[Start Material]
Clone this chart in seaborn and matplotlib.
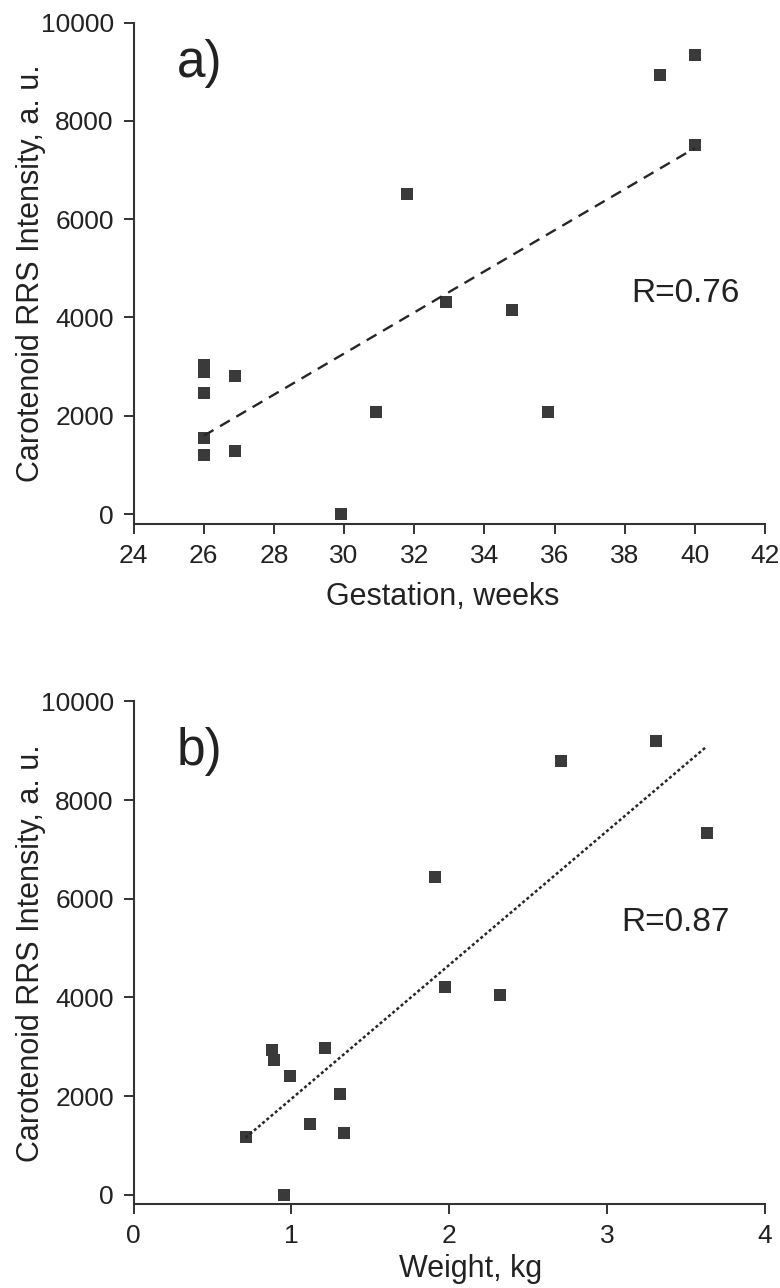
import numpy as np
import matplotlib
matplotlib.use("Agg")
import matplotlib.pyplot as plt
import seaborn as sns

# Panel a: carotenoid RRS intensity versus gestational age
gest_weeks = [40.0, 39.0, 40.0, 31.8, 32.9, 34.8, 35.8, 30.9, 29.9,
              26.0, 26.0, 26.0, 26.9, 26.0, 26.0, 26.9]
rrs_a = [9330, 8930, 7510, 6520, 4320, 4160, 2070, 2070, 0,
         3030, 2900, 2470, 2820, 1540, 1210, 1280]

# Panel b: carotenoid RRS intensity versus birth weight
weight_kg = [3.31, 2.71, 3.63, 1.91, 1.97, 2.32, 0.88, 0.89, 1.21,
             0.99, 1.31, 1.12, 1.33, 0.71, 0.95]
rrs_b = [9190, 8790, 7340, 6450, 4220, 4040, 2940, 2730, 2970,
         2400, 2040, 1440, 1240, 1170, 0]

y_ticks = [0, 2000, 4000, 6000, 8000, 10000]
x_ticks_a = [24, 26, 28, 30, 32, 34, 36, 38, 40, 42]
x_ticks_b = [0, 1, 2, 3, 4]

r_text_a = "R=0.76"
r_text_b = "R=0.87"
y_label = "Carotenoid RRS Intensity, a. u."

sns.set_style("ticks")
plt.rcParams["font.family"] = ["Liberation Sans", "DejaVu Sans"]
plt.rcParams["text.color"] = "#222222"
plt.rcParams["axes.labelcolor"] = "#222222"
plt.rcParams["xtick.color"] = "#333333"
plt.rcParams["ytick.color"] = "#333333"
plt.rcParams["xtick.labelcolor"] = "#222222"
plt.rcParams["ytick.labelcolor"] = "#222222"

mark_color = "#3a3a3a"
line_color = "#262626"
spine_color = "#333333"

fig = plt.figure(figsize=(7.8, 12.88), dpi=100)
ax_a = fig.add_axes([0.1712, 0.59317, 0.8096, 0.38936])
ax_b = fig.add_axes([0.1712, 0.06483, 0.8096, 0.39053])


def style_axes(ax, xticks, xlim):
    ax.set_xlim(*xlim)
    ax.set_ylim(-200, 10000)
    ax.set_xticks(xticks)
    ax.set_yticks(y_ticks)
    ax.tick_params(axis="both", labelsize=19, length=7.2, width=1.4, pad=7.0,
                   color=spine_color)
    for side in ("top", "right"):
        ax.spines[side].set_visible(False)
    for side in ("left", "bottom"):
        ax.spines[side].set_linewidth(1.5)
        ax.spines[side].set_color(spine_color)
    ax.set_ylabel(y_label, fontsize=22)
    ax.yaxis.set_label_coords(-0.138, 0.5)


# Panel a
sns.regplot(x=np.array(gest_weeks), y=np.array(rrs_a), ax=ax_a, ci=None,
            truncate=True, marker="s",
            scatter_kws=dict(s=78, color=mark_color, linewidths=0, alpha=1),
            line_kws=dict(color=line_color, lw=1.7, dashes=(4.8, 3.2)))
style_axes(ax_a, x_ticks_a, (24, 42))
ax_a.set_xlabel("Gestation, weeks", fontsize=22)
ax_a.xaxis.set_label_coords(0.49, -0.1157)
ax_a.text(25.23, 8885, "a)", fontsize=37, ha="left", va="baseline")
ax_a.text(38.2, 4310, r_text_a, fontsize=24, ha="left", va="baseline")

# Panel b
sns.regplot(x=np.array(weight_kg), y=np.array(rrs_b), ax=ax_b, ci=None,
            truncate=True, marker="s",
            scatter_kws=dict(s=78, color=mark_color, linewidths=0, alpha=1),
            line_kws=dict(color=line_color, lw=1.8, dashes=(1.2, 1.0)))
style_axes(ax_b, x_ticks_b, (0, 4))
ax_b.set_xlabel("Weight, kg", fontsize=22)
ax_b.xaxis.set_label_coords(0.534, -0.0984)
ax_b.text(0.27, 8720, "b)", fontsize=37, ha="left", va="baseline")
ax_b.text(3.09, 5340, r_text_b, fontsize=24, ha="left", va="baseline")

fig.savefig("out.png", dpi=100, facecolor="white")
[End Material]
_The problem:_
Pictures stay out. Print the data exactly, from its first line through the line containing "ax.yaxis.set_label_coords(-0.138, 0.5)".

_Task answer:_
Clone this chart in seaborn and matplotlib.
import numpy as np
import matplotlib
matplotlib.use("Agg")
import matplotlib.pyplot as plt
import seaborn as sns

# Panel a: carotenoid RRS intensity versus gestational age
gest_weeks = [40.0, 39.0, 40.0, 31.8, 32.9, 34.8, 35.8, 30.9, 29.9,
              26.0, 26.0, 26.0, 26.9, 26.0, 26.0, 26.9]
rrs_a = [9330, 8930, 7510, 6520, 4320, 4160, 2070, 2070, 0,
         3030, 2900, 2470, 2820, 1540, 1210, 1280]

# Panel b: carotenoid RRS intensity versus birth weight
weight_kg = [3.31, 2.71, 3.63, 1.91, 1.97, 2.32, 0.88, 0.89, 1.21,
             0.99, 1.31, 1.12, 1.33, 0.71, 0.95]
rrs_b = [9190, 8790, 7340, 6450, 4220, 4040, 2940, 2730, 2970,
         2400, 2040, 1440, 1240, 1170, 0]

y_ticks = [0, 2000, 4000, 6000, 8000, 10000]
x_ticks_a = [24, 26, 28, 30, 32, 34, 36, 38, 40, 42]
x_ticks_b = [0, 1, 2, 3, 4]

r_text_a = "R=0.76"
r_text_b = "R=0.87"
y_label = "Carotenoid RRS Intensity, a. u."

sns.set_style("ticks")
plt.rcParams["font.family"] = ["Liberation Sans", "DejaVu Sans"]
plt.rcParams["text.color"] = "#222222"
plt.rcParams["axes.labelcolor"] = "#222222"
plt.rcParams["xtick.color"] = "#333333"
plt.rcParams["ytick.color"] = "#333333"
plt.rcParams["xtick.labelcolor"] = "#222222"
plt.rcParams["ytick.labelcolor"] = "#222222"

mark_color = "#3a3a3a"
line_color = "#262626"
spine_color = "#333333"

fig = plt.figure(figsize=(7.8, 12.88), dpi=100)
ax_a = fig.add_axes([0.1712, 0.59317, 0.8096, 0.38936])
ax_b = fig.add_axes([0.1712, 0.06483, 0.8096, 0.39053])


def style_axes(ax, xticks, xlim):
    ax.set_xlim(*xlim)
    ax.set_ylim(-200, 10000)
    ax.set_xticks(xticks)
    ax.set_yticks(y_ticks)
    ax.tick_params(axis="both", labelsize=19, length=7.2, width=1.4, pad=7.0,
                   color=spine_color)
    for side in ("top", "right"):
        ax.spines[side].set_visible(False)
    for side in ("left", "bottom"):
        ax.spines[side].set_linewidth(1.5)
        ax.spines[side].set_color(spine_color)
    ax.set_ylabel(y_label, fontsize=22)
    ax.yaxis.set_label_coords(-0.138, 0.5)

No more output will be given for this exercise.